We also engage this tier when we rely on stealth to get us to a target, lies to allay suspicion from our actions, or technical knowledge to bypass a security system. Finally, posters endeavoring to dissuade contact with the police, “snitches get stitches” perhaps, also fall into this approach. The benefit of growing our own competencies and capacities, that is our own power, cannot be understated, and the historical success of stonewalling the police is noteworthy. However, administrative controls are only as good as are we, especially consider that one of the classic hallmarks of an aging, weathered carpenter being a missing finger or two. We should never rely on training alone to keep us safe.

The final approach, and our last line of defense, is personal protective equipment. Here, faced with a necessary danger from which we cannot further isolate ourselves, having done all we can to prepare ourselves through planning and training, we armor ourselves as best we can and proceed with what we hope are open eyes. Masks and disguising clothing fall into this category, though the “black block” strategy used sometimes by protesters or during massed vandalism is better understood as an administrative control, as does the use of encryption for our communications and data. This tier is notable for functioning only once all else has failed, once security has been breached, or once the police are already sifting through our belongings. Even so, personal protection is worthwhile as one more layer in a comprehensive approach to securing ourselves against law.

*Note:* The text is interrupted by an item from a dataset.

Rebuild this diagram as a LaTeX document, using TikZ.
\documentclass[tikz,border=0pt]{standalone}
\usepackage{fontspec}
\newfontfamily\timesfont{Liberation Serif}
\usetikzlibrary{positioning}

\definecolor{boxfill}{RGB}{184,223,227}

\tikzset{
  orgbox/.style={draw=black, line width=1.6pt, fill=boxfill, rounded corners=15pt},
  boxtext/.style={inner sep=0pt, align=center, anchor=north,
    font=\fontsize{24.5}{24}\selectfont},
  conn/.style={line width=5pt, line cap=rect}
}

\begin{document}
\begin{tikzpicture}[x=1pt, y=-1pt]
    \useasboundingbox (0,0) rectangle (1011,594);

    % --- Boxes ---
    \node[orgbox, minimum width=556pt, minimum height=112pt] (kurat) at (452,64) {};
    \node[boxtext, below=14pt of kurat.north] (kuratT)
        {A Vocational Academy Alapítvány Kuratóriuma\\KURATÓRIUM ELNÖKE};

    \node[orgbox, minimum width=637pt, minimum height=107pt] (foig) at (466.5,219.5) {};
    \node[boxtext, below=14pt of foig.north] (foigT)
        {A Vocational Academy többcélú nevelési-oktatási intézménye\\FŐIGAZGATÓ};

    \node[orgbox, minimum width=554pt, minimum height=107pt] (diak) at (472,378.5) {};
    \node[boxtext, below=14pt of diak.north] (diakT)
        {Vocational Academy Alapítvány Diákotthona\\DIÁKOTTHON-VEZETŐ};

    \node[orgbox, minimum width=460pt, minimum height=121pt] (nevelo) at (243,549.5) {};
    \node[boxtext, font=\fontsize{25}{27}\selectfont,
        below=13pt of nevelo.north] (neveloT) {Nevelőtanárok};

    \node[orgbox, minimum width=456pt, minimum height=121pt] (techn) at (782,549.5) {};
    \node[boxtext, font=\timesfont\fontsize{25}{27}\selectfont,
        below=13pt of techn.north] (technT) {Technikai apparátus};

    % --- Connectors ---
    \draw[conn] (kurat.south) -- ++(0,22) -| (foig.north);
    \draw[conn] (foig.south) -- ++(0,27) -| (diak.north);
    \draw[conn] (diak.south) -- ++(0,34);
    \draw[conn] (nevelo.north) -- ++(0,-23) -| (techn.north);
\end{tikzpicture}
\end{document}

The overall perspective of the hierarchy of hazard controls may be understood as organizing approaches to contingency into three broad categories, ordered by decreasing effectiveness: negation, avoidance, and deflection. Negation prevents the manifestation of contingent futures, digging up their roots in the present thereby ensuring that no threat can sprout from them. Elimination and Substitution are both negational strategies. Avoidance seeks to prevent a contingent future from manifesting such as to encompass us in its scope, that is the police may well make arrests, but hopefully we will not find ourselves also caught up.

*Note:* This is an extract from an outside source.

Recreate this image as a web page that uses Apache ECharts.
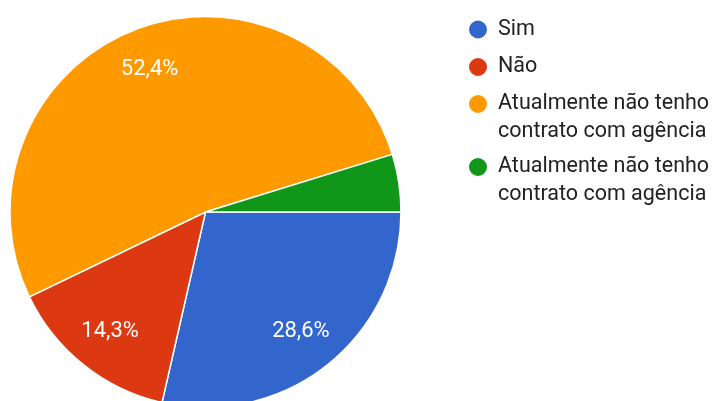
<!DOCTYPE html>
<html>
<head>
<meta charset="utf-8">
<script src="https://cdn.jsdelivr.net/npm/echarts@6/dist/echarts.min.js"></script>
<style>
  html, body { margin: 0; padding: 0; background: #ffffff; }
  #chart { width: 715px; height: 401px; }
</style>
</head>
<body>
<div id="chart"></div>
<script>
// Answer keys (unique ids), their visible legend labels, counts and colours
const answerKeys = ['sim', 'nao', 'atual_a', 'atual_b'];
const answerLabels = [
  'Sim',
  'Não',
  'Atualmente não tenho\ncontrato com agência',
  'Atualmente não tenho\ncontrato com agência'
];
const answerCounts = [6, 3, 11, 1];
const sliceColors = ['#3366cc', '#dc3912', '#ff9900', '#109618'];

// slices below this share get no percentage label
const minLabelPercent = 5;

const FONT = 'Roboto, "Noto Sans", sans-serif';
const CENTER = [205.5, 212];
const RADIUS = 195.5;

const labelOf = {};
answerKeys.forEach((k, i) => { labelOf[k] = answerLabels[i]; });

const pieData = answerKeys.map((k, i) => ({
  name: k,
  value: answerCounts[i],
  itemStyle: { color: sliceColors[i] }
}));

// Multi-line entries get a leading blank line so the marker sits beside the first line
function legendText(key) {
  const t = labelOf[key];
  return t.indexOf('\n') >= 0 ? '\n' + t : t;
}

const legendCommon = {
  orient: 'vertical',
  left: 462,
  icon: 'circle',
  itemWidth: 30,
  itemHeight: 20,
  selectedMode: true,
  formatter: legendText,
  textStyle: {
    fontFamily: FONT,
    fontSize: 21.5,
    lineHeight: 28,
    color: '#222222'
  }
};

const chart = echarts.init(document.getElementById('chart'), null, { renderer: 'canvas' });

chart.setOption({
  backgroundColor: '#ffffff',
  animation: false,
  legend: [
    Object.assign({}, legendCommon, {
      top: 10.5,
      itemGap: 9.5,
      data: answerKeys.slice(0, 2)
    }),
    Object.assign({}, legendCommon, {
      top: 57,
      itemGap: -21,
      data: answerKeys.slice(2)
    })
  ],
  series: [
    {
      // coloured slices
      type: 'pie',
      center: CENTER,
      radius: [0, RADIUS],
      startAngle: 0,
      clockwise: true,
      label: { show: false },
      labelLine: { show: false },
      itemStyle: { borderColor: '#ffffff', borderWidth: 1.5 },
      emphasis: { disabled: true },
      data: pieData
    },
    {
      // percentage labels, placed on a ring at about three quarters of the radius
      type: 'pie',
      center: CENTER,
      radius: [104.5, RADIUS],
      startAngle: 0,
      clockwise: true,
      silent: true,
      legendHoverLink: false,
      itemStyle: { color: 'transparent', borderWidth: 0 },
      emphasis: { disabled: true },
      labelLine: { show: false },
      label: {
        show: true,
        position: 'inside',
        fontFamily: FONT,
        fontSize: 22,
        color: '#ffffff',
        formatter: p => p.percent < minLabelPercent
          ? ''
          : p.percent.toFixed(1).replace('.', ',') + '%'
      },
      data: answerKeys.map((k, i) => ({ name: k, value: answerCounts[i] }))
    }
  ]
});
</script>
</body>
</html>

Engineered Controls and Administrative Controls are both avoidance strategies, with administration falling below engineering in effectiveness primarily because of its reliance on the in the moment competence of the individuals involved. Deflection seeks to shield us from the harm of a contingent future once it has already befallen us. Personal Protective Equipment functions through deflection, and suffers heavily as a strategy for reliance on our resources to provide adequately for it, the inadequacy of our opponent’s resources to counter it, and its ability, even where all else is equal, to simply fail to function. In essence, this framework advocates for direct approaches to problems over those which are indirect, and anything else over mere hope that things will turn out in our favor.

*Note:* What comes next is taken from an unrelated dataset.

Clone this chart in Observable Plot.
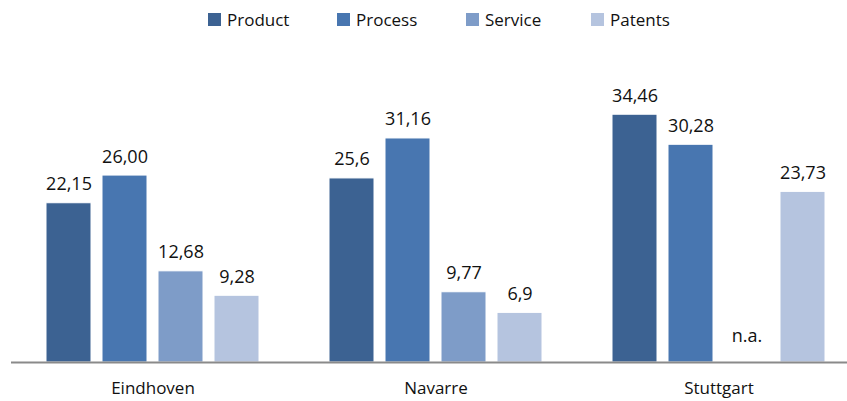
<!DOCTYPE html>
<html>
<head>
<meta charset="utf-8">
<script src="https://cdn.jsdelivr.net/npm/d3@7"></script>
<script src="https://cdn.jsdelivr.net/npm/@observablehq/plot@0.6"></script>
<style>
  body { margin: 0; background: #fff; font-family: "Open Sans", sans-serif; }
  #legend { height: 40px; position: relative; font-size: 17px; color: #111; }
  #legend .item { position: absolute; top: 8px; display: flex; align-items: center; }
  #legend .sw { width: 13px; height: 13px; margin-right: 6px; }
  svg { display: block; }
</style>
</head>
<body>
<div id="legend"></div>
<div id="chart"></div>
<script>
const cities = ["Eindhoven", "Navarre", "Stuttgart"];
const series = ["Product", "Process", "Service", "Patents"];
const colors = ["#3c6292", "#4876b0", "#7e9cc8", "#b5c4df"];
const product = [22.15, 25.6, 34.46];
const process = [26.00, 31.16, 30.28];
const service = [12.68, 9.77, null];
const patents = [9.28, 6.9, 23.73];
const productLabels = ["22,15", "25,6", "34,46"];
const processLabels = ["26,00", "31,16", "30,28"];
const serviceLabels = ["12,68", "9,77", "n.a."];
const patentsLabels = ["9,28", "6,9", "23,73"];

const valuesBySeries = [product, process, service, patents];
const labelsBySeries = [productLabels, processLabels, serviceLabels, patentsLabels];
const rows = [];
cities.forEach((c, i) => series.forEach((s, j) => {
  rows.push({city: c, series: s, value: valuesBySeries[j][i], label: labelsBySeries[j][i]});
}));
const present = rows.filter(d => d.value != null);
const missing = rows.filter(d => d.value == null);

// legend
const legendPos = [208, 337, 466, 591];
const lg = document.getElementById("legend");
series.forEach((s, j) => {
  const it = document.createElement("div");
  it.className = "item";
  it.style.left = legendPos[j] + "px";
  it.innerHTML = `<span class="sw" style="background:${colors[j]}"></span><span>${s}</span>`;
  lg.appendChild(it);
});

const chart = Plot.plot({
  width: 847,
  height: 361,
  marginLeft: 11,
  marginRight: 0,
  marginTop: 0,
  marginBottom: 39,
  style: {fontFamily: "Open Sans, sans-serif", fontSize: "17px", color: "#111", background: "#fff"},
  fx: {domain: cities, range: [11, 860], padding: 0, label: null},
  x: {domain: series, paddingInner: 0.2, paddingOuter: 0.6, axis: null},
  y: {domain: [0, 40], range: [322, 34.4], axis: null},
  color: {domain: series, range: colors},
  marks: [
    Plot.barY(present, {fx: "city", x: "series", y: "value", fill: "series", stroke: "white", strokeWidth: 1}),
    Plot.text(present, {fx: "city", x: "series", y: "value", text: "label", lineAnchor: "bottom", dy: -13, fontSize: 18, fill: "#111"}),
    Plot.text(missing, {fx: "city", x: "series", y: 0, text: "label", lineAnchor: "bottom", dy: -21, fontSize: 18, fill: "#111"}),
    Plot.ruleY([0], {stroke: "#8a8a8a", strokeWidth: 2}),
    Plot.axisFx({anchor: "bottom", tickSize: 0, tickPadding: 19, fontSize: 17, label: null})
  ]
});
document.getElementById("chart").appendChild(chart);
</script>
</body>
</html>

All that said, there is always risk which remains unaddressed by even the most comprehensive security program, which is part and parcel of merely living let alone living a life poised in hostility to law. What we have presented here is only a finger pointing at the nebulous menagerie of problems brought on by the illusions which plague us. We do not think there is an escape from our illusions, but only the questionably useful admonition to manage them. For us, we are each already betrayed, already occupy our prison cell, and already rot in the ground. Nonetheless, we refuse to concede the power to determine the details of these things. Though we imagine that doom befalls us all, we want that it should be our doom.

I cannot think the unthinkable, but I can think that it is not impossible for the impossible to be.